I realised that it's good to be home. Here. By myself. In my own little town of Bethlehem. It's good to be me. At long last, again. At the moment it would also be handy if the me that I am again were just a smidge taller, so I could reach the top without standing on a chair. But I'll take the me that is.

14 December 2011

In Defence of Christmas

An online friend recently posted in frustration about being "totally over" Christmas. I've been over the commercialism and the consumerism for years. Like, most of my teen and adult life. I'm fortunate enough to be surrounded by a family of like-minded people. We're quiet celebrators. Yes, we're Catholic, so there's the religion thing (even for me, the professed I-don't-know-what-I-am-but-it's-somewhere-between-Catholic-and-pagan-and-Buddhist) but more than that, what does it for me is peace, and joy, and hope.

Yes, peace. Even in the midst of the bullshit and the craziness and the parking and the crowds (um, I live in The Christmas City, USA. This town is All About Christmas, All The Time. For reals.) and the fact that I'm always in finals until the middle of December, PEACE. Peace because in the midst of all that, I'm still able to connect with something slow and dark and quiet that comes out of the midwinter darkness of the longest night. Peace because I can get back in touch with myself, and the people I love, and what matters to us, which is each other.

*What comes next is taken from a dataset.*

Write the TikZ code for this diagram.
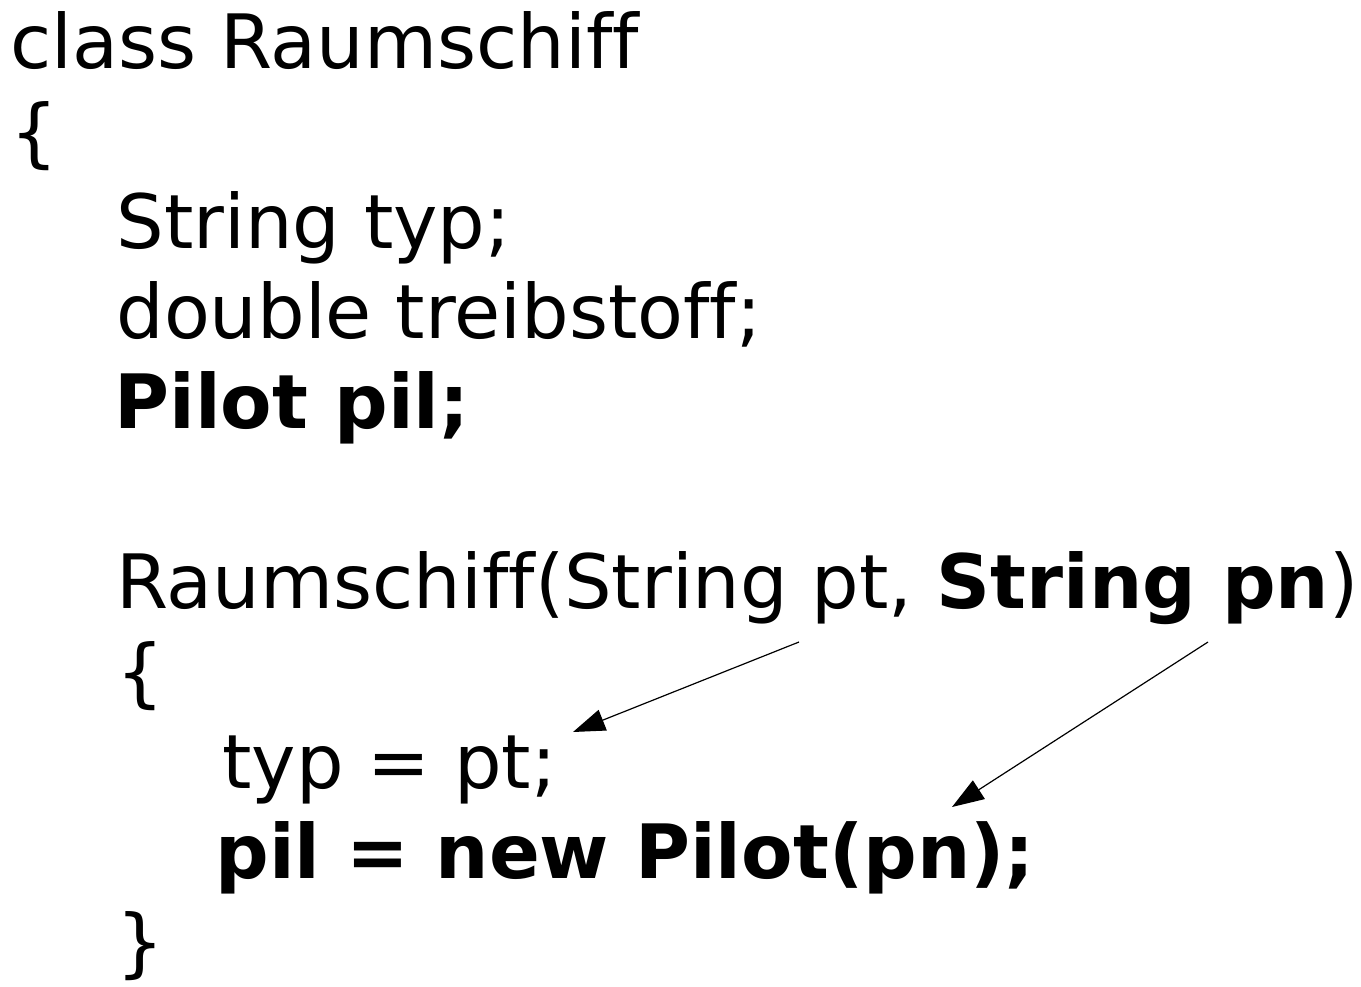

Joy, because nothing makes me happier than the quiet goofy happiness that Christmas eve brings to my mom, even as she approaches...um, a number I won't mention on the internet. Or having my small family mostly all together every year with our same quiet rituals of midnight mass followed by a 2 am bottle of wine, sleeping in, homemade buttermilk waffles and my sister's sweet orange rolls that she makes for Christmas every year because she made them once years ago and I loved them so much that she now makes them annually. The wise men who start out at the far end of the living room with Eddie the Troll Doll in the Santa suit and tramp a little closer each day to the nativity under the Christmas tree. (Yes, my mom moves them. And sometimes talks out the action. She's a children's librarian, she's allowed to be kooky like that.) The phrase "regifted underwear" that can bring us to tears of mirth. The phone call to my other sister at the monastery in Chicago to ask her what time midnight mass is. Midafternoon naps. Reading our new books by Christmas tree light. Vegetable ornaments. Thomas Tallis's Spem in Alium. Joy.

Hope, because nothing makes me happier than the turn of the solstice that signals that light is coming. Slowly, but it's returning. Life goes on. My divorce was finalized on this date a few years ago, and I thought for sure I was going to flat out die from loss, darkness, and loneliness. But the light returned, as it does every season.